In a press release issued by the school it states that the "books were removed from classrooms because the curriculum has changed in accordance with the ruling from the state superintendent."
The confiscation of books only increased the uproar caused across the state by the law.
"This has been brewing for about a year," said Tony Diaz, founder of Nuestra Palabra, an organization that promotes Latino literature and leader of 'Librotraficantes', to the The Colorado Independent.
"The boiling point was actually canceling the classes and quantifying the books. What really offended us down to our soul - they took the books out of the classes in front of the kids and boxed them up, and that was such a cultural offense we felt we had to do something."
Some of the titles that were taken away from the class were:
- 'Critical Race Theory' by Richard Delgado
- '500 Years of Chicano History in Pictures' edited by Elizabeth Martinez
- 'Message to AZTLAN' by Rodolfo Corky Gonzales
- 'Chicano! The History of the Mexican Civil Rights Movement' by Arturo Rosales
- 'Occupied America: A History of Chicanos' by Rodolfo Acuna
- 'Pedagogy of the Oppressed' by Paulo Freire
- 'Rethinking Columbus: The Next 500 Years' by Bill Bigelow
The list of banned books is extensive, and it includes important Latino authors and activists' books that are being banished from classrooms.

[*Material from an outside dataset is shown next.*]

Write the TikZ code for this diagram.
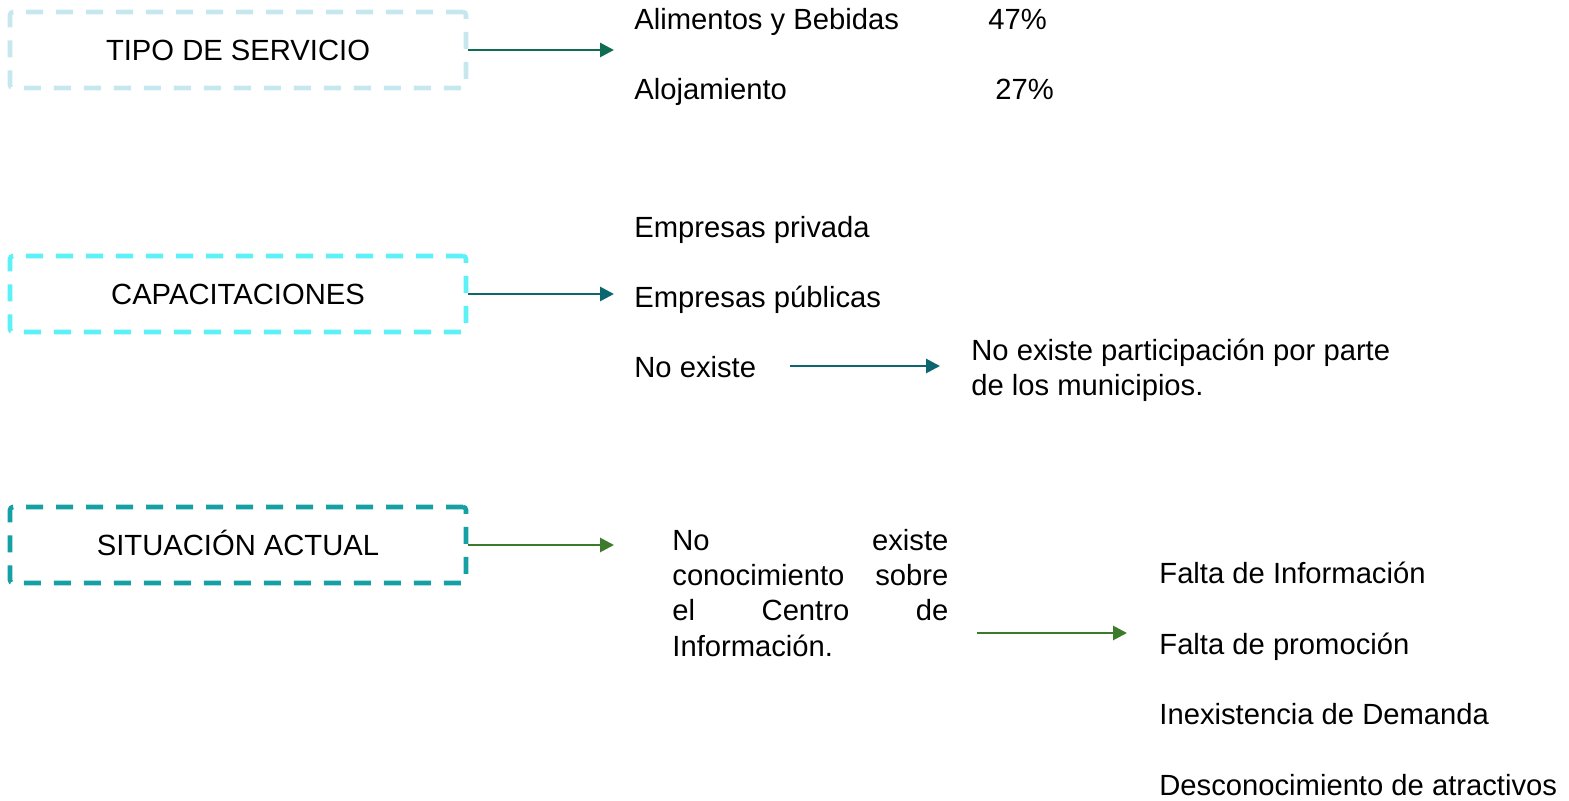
\documentclass[tikz,border=0pt]{standalone}
\usepackage{fontspec}
\setmainfont{Liberation Sans}
\usetikzlibrary{arrows.meta}
\definecolor{celeste}{HTML}{C6E7ED}
\definecolor{cian}{HTML}{5CF1F7}
\definecolor{turquesa}{HTML}{14A0A5}
\definecolor{verdeA}{HTML}{0F6B52}
\definecolor{azulA}{HTML}{0C6670}
\definecolor{verdeB}{HTML}{3C7A2C}

\begin{document}
\begin{tikzpicture}[x=0.5pt,y=-0.5pt,
    every node/.style={font=\fontsize{14.6}{17.6}\selectfont,inner sep=0pt},
    txt/.style={anchor=base west},
    caja/.style={draw,line width=2.3pt,dash pattern=on 8.5pt off 6.5pt,rounded corners=1.5pt,
        minimum width=228pt,minimum height=38pt,text height=10.4pt,text depth=0pt},
    flecha/.style={line width=1.4pt,-{Triangle[length=7pt,width=7pt]}}]
    \useasboundingbox (0,0) rectangle (1569,801);
    % cajas
    \node[caja,draw=celeste] (tipo) at (238,50) {TIPO DE SERVICIO};
    \node[caja,draw=cian] (capac) at (238,294) {CAPACITACIONES};
    \node[caja,draw=turquesa] (situ) at (238,545) {SITUACIÓN ACTUAL};
    \coordinate (tipoF) at (614,50);
    \coordinate (capacF) at (614,294);
    \coordinate (situF) at (614,545);
    \draw[flecha,verdeA] (tipo) -- (tipoF);
    \draw[flecha,azulA] (capac) -- (capacF);
    \draw[flecha,verdeB] (situ) -- (situF);
    % tipo de servicio
    \node[txt] (alim) at (634,29.5) {Alimentos y Bebidas};
    \node[txt] (alimP) at (988,29.5) {47\%};
    \node[txt] (aloj) at (634,99.5) {Alojamiento};
    \node[txt] (alojP) at (995,99.5) {27\%};
    % capacitaciones
    \node[txt] (priv) at (634,237.5) {Empresas privada};
    \node[txt] (publ) at (634,307.5) {Empresas públicas};
    \node[txt] (noex) at (634,377.5) {No existe};
    \node[txt,align=left] (noexpart) at (971,395.5) {No existe participación por parte\\de los municipios.};
    \coordinate (noexA) at (790,366);
    \coordinate (noexB) at (940,366);
    \draw[flecha,azulA] (noexA) -- (noexB);
    % situacion actual
    \node[txt,text width=138pt,align=left] (noconoc) at (672,550.5)
        {No\hfill existe\\conocimiento\hfill sobre\\el\hfill Centro\hfill de\\Información.};
    \coordinate (causaA) at (977,633);
    \coordinate (causaB) at (1127,633);
    \draw[flecha,verdeB] (causaA) -- (causaB);
    \node[txt] (falInf) at (1159,583.5) {Falta de Información};
    \node[txt] (falProm) at (1159,654.5) {Falta de promoción};
    \node[txt] (inexDem) at (1159,724.5) {Inexistencia de Demanda};
    \node[txt] (descAtr) at (1159,795) {Desconocimiento de atractivos};
\end{tikzpicture}
\end{document}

Nicolàs Kanellos, Brown Foundation Professor of Hispanic Studies at University of Houston and Director of Arte Público Press (APP), the largest publisher of contemporary U.S. Latino literature, labelled Corky Gonzales as one of the "most important civil rights leaders," . And, Professor Emeritus Rudy Acuña is a respected, well-known and distinguished historian of Latinos in the United States.
In response to the removal of these books, Diaz and other activists are now going to smuggle them back into the state.

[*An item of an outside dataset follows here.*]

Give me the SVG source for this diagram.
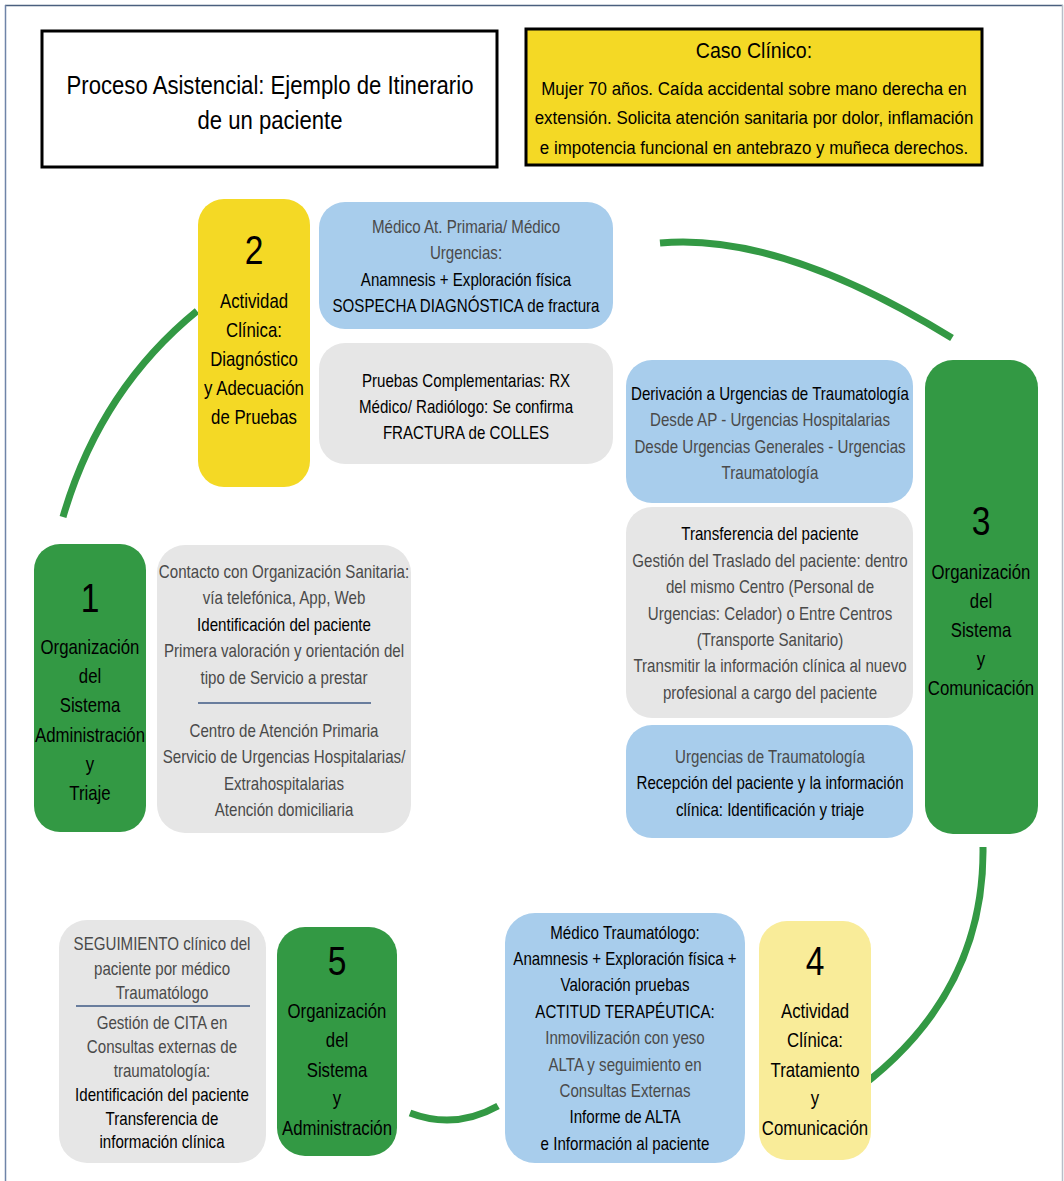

"We have to be Librotraficantes," Diaz said. "We have to become outlaws again. We're going to take all the 'wet books' that are illegal in Arizona back across the border."
Banned authors who will participate in the 'Librotraficante' caravan include Sandra Cisneros, Guggenheim Fellow Dagoberto Gilb and best-selling author Luis Alberto Urrea.
According to 'Librotraficante's' website, the goal of the caravan is to raise awareness regarding Latino Studies being banned in Arizona, promote books of banned Latino authors and "celebrate many cultures: children of the American Dream must unite to preserve the civil rights of all Americans."